The Salafi-jihadi movement spawned in Saudi Arabia and morphed into al-Qaida and ISIS. The rulers of Saudi Arabia encourage Salafi funding of schools and mosques around the world. Did we know the Saudi Salafi agenda, manifest in the actions of Osama bin Laden? If so, why did we not make this an issue in our diplomacy with Saudi Arabia? If not, how could we miss this point after embassies in Tanzania and Kenya were bombed? To uncover such plotting, it is necessary to have effective human intelligence networks. It is one thing to have global surveillance, intercepting communications around the world and the ability to kill a carload of people in a remote place. But it is more important to know why people are doing what they are doing. We need people in place with competency in world languages, cultures, belief systems and histories. We are not doing this so well these days. From my 52 years of international experience, I have a few observations.
We overspend on military activity around the world. For example, over 170,000 Afghans died from hostilities in the last 20 years. People around the world hold us responsible for this violence. We need to spend more on human needs of education, roads, communications and primary health care in countries like Afghanistan and the Democratic Republic of the Congo (and even here in the US).
A liberal arts college graduate acquaintance of mine, on his own initiative and dollar, became fluent in French, Classical Arabic, North African Arabic and is competent in Chinese. This person is an ideal employee for diplomacy and human intelligence work, but has not been able to even get an interview. We need people like this working to understand and interpret this complex world.

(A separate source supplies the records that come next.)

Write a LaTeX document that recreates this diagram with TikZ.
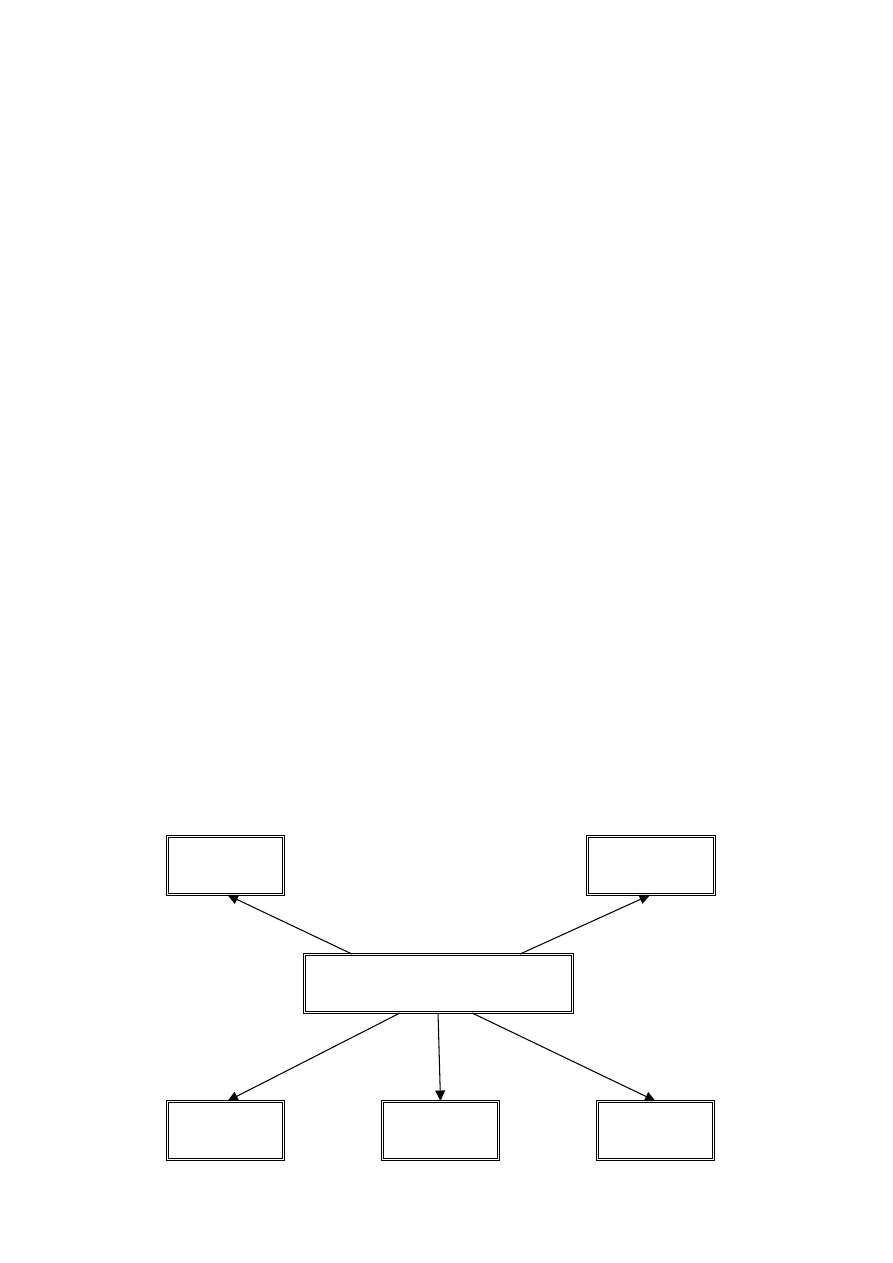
\documentclass[tikz,border=0pt]{standalone}
\usetikzlibrary{arrows.meta,calc}
\begin{document}
\begin{tikzpicture}[x=0.6667bp, y=-0.6667bp,
    dbox/.style={draw=black, double, double distance=0.9bp, line width=0.7bp,
                 inner sep=0pt, minimum height=38.6bp},
    link/.style={line width=0.7bp, -{Triangle[length=7bp, width=6.5bp]}}]
                    \useasboundingbox (0,0) rectangle (893,1263);
                    \node[dbox, minimum width=77.4bp] (topleft) at (225.5,865.5) {};
                    \node[dbox, minimum width=84.6bp] (topright) at (651,865.5) {};
                    \node[dbox, minimum width=178.6bp] (hub) at (438.5,983.5) {};
                    \node[dbox, minimum width=77.4bp] (botleft) at (225.5,1130.5) {};
                    \node[dbox, minimum width=77.4bp] (botmid) at (440.5,1130.5) {};
                    \node[dbox, minimum width=77.4bp] (botright) at (655.5,1130.5) {};
                    \draw[link] ($(hub.north west)+(48,0)$) -- ($(topleft.south)+(2,0)$);
                    \draw[link] ($(hub.north west)+(216,0)$) -- ($(topright.south)+(-1,0)$);
                    \draw[link] ($(hub.south west)+(96,0)$) -- ($(botleft.north)+(2,0)$);
                    \draw[link] ($(hub.south west)+(134,0)$) -- (botmid.north);
                    \draw[link] ($(hub.south west)+(168,0)$) -- (botright.north);
                \end{tikzpicture}
\end{document}
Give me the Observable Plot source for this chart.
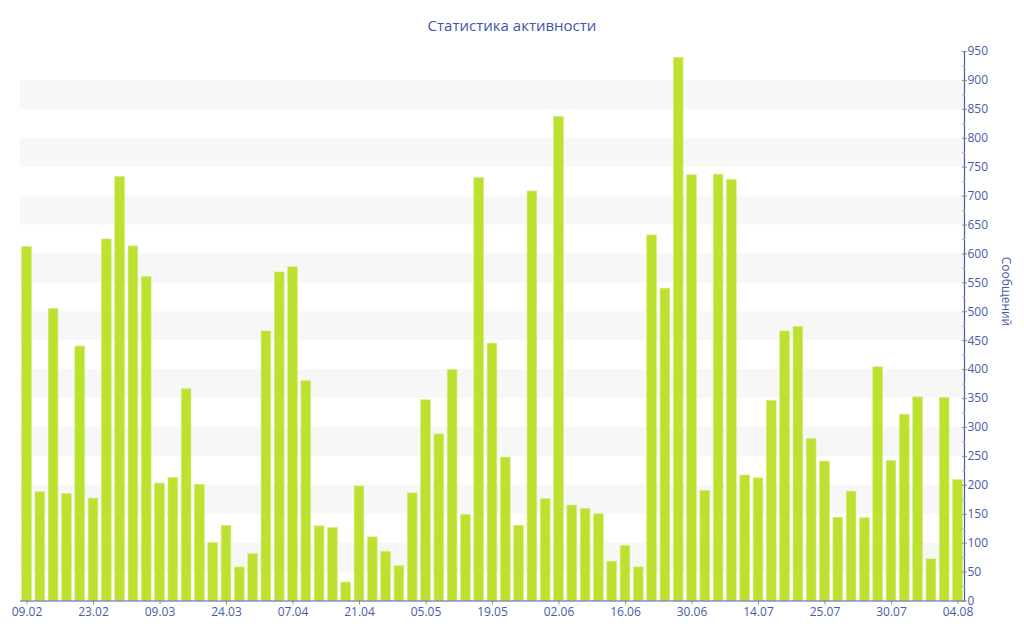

In one country, in five years, the U.S. had three different ambassadors and three intelligence chiefs. Can rapid turnover of key personnel produce results in diplomacy and intelligence? In a new country, in year one, I learned; in year two, I became effective with improved language skills and cross-cultural knowledge, and; from year three, I could advance our national interests and succeed in negotiations. Tours of duty of at least three years for intelligence, diplomatic and military personnel should be the rule. We had at least eight commanding U.S. military officers in Afghanistan since 2008. Longer tours of duty promote cross-cultural understanding and language competency. I seriously doubt that any U.S. commanding officer in Afghanistan had competency in Dari or Pashtu, the main languages. To succeed in the long game of international politics, we need military, diplomatic and intelligence officers with cross-cultural experience and language capabilities.
David Fredrick of Waverly is a retired diplomat and college employee.